David Park (March 17, 1911 – September 20, 1960)[1] was an American painter and a pioneer of the Bay Area Figurative Movement in painting during the 1950s.

Biography[edit]

David Park was born in Boston, the son of Mary Turner and Charles Edward Park. His father was a Unitarian minister.[2] He attended the Loomis Chaffee school in Windsor Connecticut and was recognized for his early talent by the sculptor Evelyn Longman Batchelder, the headmaster's wife. He moved to Los Angeles at the age of 17, staying with his aunt Edith Park Truesdell who was an artist, so he could study at Otis Art Institute in 1928.[2] A year later, he moved to Berkeley where he married Lydia Newell in 1930 and with whom he had two daughters, Natalie and Helen. His first solo show was in 1933 at the Oakland Art Gallery. In 1943, he began teaching at California School of Fine Arts (CSFA), now known as San Francisco Art Institute (SFAI). During the economic depression, Park returned to Boston to teach art at the Winsor School for girls.[2]

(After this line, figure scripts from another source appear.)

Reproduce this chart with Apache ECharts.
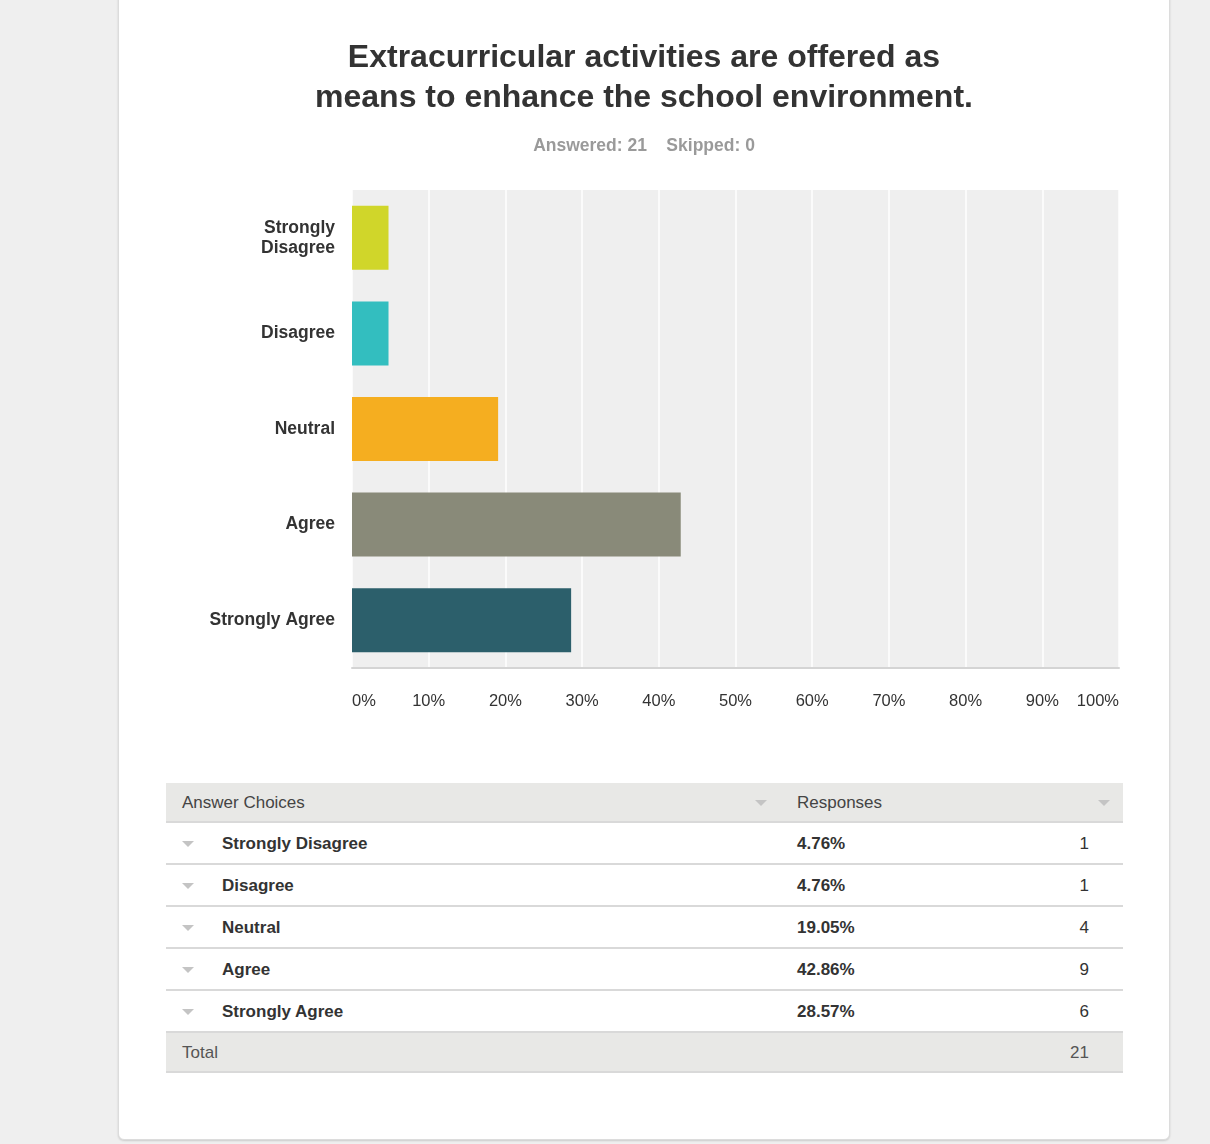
<!DOCTYPE html>
<html>
<head>
<meta charset="utf-8">
<script src="https://cdn.jsdelivr.net/npm/echarts@6/dist/echarts.min.js"></script>
<style>
  html, body { margin:0; padding:0; background:#efefef; width:1210px; height:1144px; overflow:hidden; font-family: Arial, "Liberation Sans", Helvetica, sans-serif; }
  #card { position:absolute; left:118px; top:-10px; width:1052px; height:1150px; background:#fff; border:1px solid #dcdcdc; border-radius:6px; box-shadow:0 1px 2px rgba(0,0,0,0.15); box-sizing:border-box; }
  #chart { position:absolute; left:118px; top:0; width:1052px; height:740px; }
  #table { position:absolute; left:166px; top:783px; width:957px; color:#333; font-size:17px; }
  .row { position:relative; height:40px; border-bottom:2px solid #d9d9d9; box-sizing:content-box; }
  .row > div { position:absolute; top:1px; line-height:40px; }
  .head, .total { background:#e8e8e6; color:#444; }
  .head { height:38px; }
  .head > div { line-height:38px; }
  .total { height:38px; color:#555; }
  .total > div { line-height:38px; }
  .tri { width:0; height:0; border-left:6px solid transparent; border-right:6px solid transparent; border-top:6px solid #c4c4c4; top:50% !important; margin-top:-2px; }
  .b { font-weight:bold; }
</style>
</head>
<body>
<div id="card"></div>
<div id="chart"></div>
<div id="table"></div>
<script>
const titleLines = ['Extracurricular activities are offered as', 'means to enhance the school environment.'];
const subtitle = 'Answered: 21    Skipped: 0';
const categories = ['Strongly Disagree', 'Disagree', 'Neutral', 'Agree', 'Strongly Agree'];
const percents = [4.76, 4.76, 19.05, 42.86, 28.57];
const counts = [1, 1, 4, 9, 6];
const total = 21;
const colors = ['#d0d62a', '#33bebf', '#f5ae20', '#898a79', '#2c5f6b'];
const xTicks = [0, 10, 20, 30, 40, 50, 60, 70, 80, 90, 100];
const tableHeaders = ['Answer Choices', 'Responses'];

const FF = 'Arial, Liberation Sans, sans-serif';
const chart = echarts.init(document.getElementById('chart'));
chart.setOption({
  animation: false,
  title: [
    { text: titleLines.join('\n'), left: 'center', top: 33,
      textStyle: { fontSize: 32, fontWeight: 'bold', color: '#333', lineHeight: 40, fontFamily: FF } },
    { text: subtitle, left: 'center', top: 132,
      textStyle: { fontSize: 17.5, fontWeight: 'bold', color: '#9a9a9a', fontFamily: FF } }
  ],
  grid: { left: 234, top: 190, width: 767, height: 478, show: true, backgroundColor: '#efefef', borderWidth: 0 },
  xAxis: {
    type: 'value', min: 0, max: 100, interval: 10,
    axisLine: { show: true, lineStyle: { color: '#d4d4d4', width: 2 } },
    axisTick: { show: false },
    splitLine: { show: true, lineStyle: { color: '#ffffff', width: 1.5 } },
    axisLabel: { formatter: v => xTicks.includes(v) ? v + '%' : '', fontSize: 16.5, color: '#333', margin: 25,
      alignMinLabel: 'left', alignMaxLabel: 'right', fontFamily: FF }
  },
  yAxis: {
    type: 'category', data: categories, inverse: true,
    axisLine: { show: false }, axisTick: { show: false },
    axisLabel: { fontSize: 17.5, fontWeight: 'bold', color: '#333', lineHeight: 20, margin: 17, fontFamily: FF,
      formatter: v => v === 'Strongly Disagree' ? 'Strongly\nDisagree' : v }
  },
  series: [{
    type: 'bar', barWidth: 64,
    data: percents.map((v, i) => ({ value: v, itemStyle: { color: colors[i] } }))
  }]
});

// table
const t = document.getElementById('table');
let html = '<div class="row head"><div style="left:16px">' + tableHeaders[0] + '</div>' +
  '<div class="tri" style="left:589px"></div>' +
  '<div style="left:631px">' + tableHeaders[1] + '</div>' +
  '<div class="tri" style="left:932px"></div></div>';
categories.forEach((c, i) => {
  html += '<div class="row"><div class="tri" style="left:16px"></div>' +
    '<div class="b" style="left:56px">' + c + '</div>' +
    '<div class="b" style="left:631px">' + percents[i].toFixed(2) + '%</div>' +
    '<div style="right:34px">' + counts[i] + '</div></div>';
});
html += '<div class="row total"><div style="left:16px">Total</div><div style="right:34px">' + total + '</div></div>';
t.innerHTML = html;
</script>
</body>
</html>
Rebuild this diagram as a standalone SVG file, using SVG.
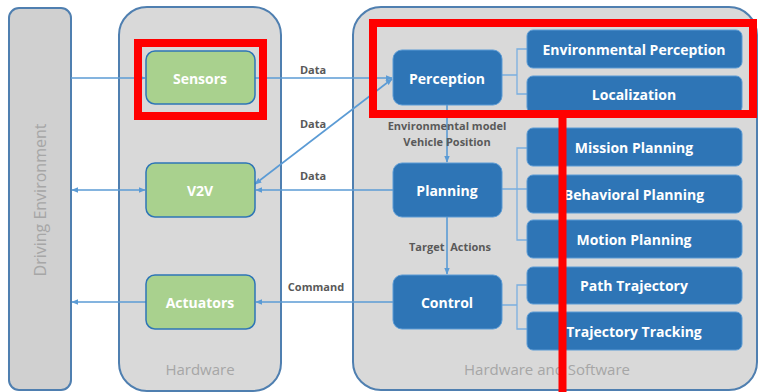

David Park was one of the post-World War II alumni of the San Francisco Art Institute which was called the California School of Fine Arts (CSFA) at the time. He revived an interest in figurative art, at first experimenting with still-abstracted forms that relied on color for their impact, dynamics and warmth. Park, along with Richard Diebenkorn and Elmer Bischoff, broke away from the philosophy of painting promoted by Clyfford Still, who taught at the Institute, forming what would later be called the Bay Area Figurative Movement. Their influence may be seen in the work of later Bay Area Figurative School artists such as Paul John Wonner, Nathan Oliveira, Manuel Neri, Henry Villierme, Henrietta Berk and Joan Brown.

Although these painters started out painting in what was called an objective style, deploying abstract shapes in large space, they soon migrated to using the physical world and representative subjects to experiment with shape, color, texture and temperature in their painting. Park realized that concentrating on principle and abstraction drew attention to the painter rather than the painting. He felt that it was important to focus on the present, to develop responses to nature. "I believe that we are living at a time that overemphasizes the need of newness, of furthering concepts".

Park worked with figurative painting from about 1950 until about 1959 when he became ill with cancer. Usually working from memory,[3] he initially painted what he saw: kids playing in the street, musicians, his friends, people in their houses. Toward the end of the decade he painted classical studio nudes and bathers in a monumental style. After he became too ill to work with oils, he continued working with watercolors which he produced until his early death in 1960, at the age of 49, of cancer. Park was working at the University of California as an Associate Professor of Art up until he died.[4] He was painting his best works in the final years of his life and career.[5]

Legacy[edit]

In 1988, Park received a retrospective at the Whitney Museum of American Art in New York City.[6] Another Park retrospective was held from 2020–2021 at the San Francisco Museum of Modern Art.[7]

Park's Standing Male Nude in the Shower, painted between 1955 and 1957, sold for $1,160,000 at Sotheby's New York on May 15, 2007.[5]

Notes[edit]

  1. ^ Art Encyclopaedia
  2. ^ a b c Boas, Nancy. “David Park and George Staempfli: A Painter and His Dealer.” Archives of American Art Journal, vol. 54, no. 1, 2015, pp. 46–62. JSTOR, www.jstor.org/stable/10.1086/683150.
  3. ^ Armstrong 1989, p. 38.
  4. ^ "David Park". Art Journal. 20 (1): 30. 1960. JSTOR 774324.
  5. ^ a b Seed, John (February 28, 2012). "'David Park: A Painter's Life'". HuffingtonPost.com. Retrieved May 21, 2012.
  6. ^ Brenson, Micahel (November 11, 1988). "Review/Art; Whitney Retrospective Of a Bay Area Legend". The New York Times.
  7. ^ "David Park: A Retrospective". San Francisco Museum of Modern Art. Retrieved December 26, 2021.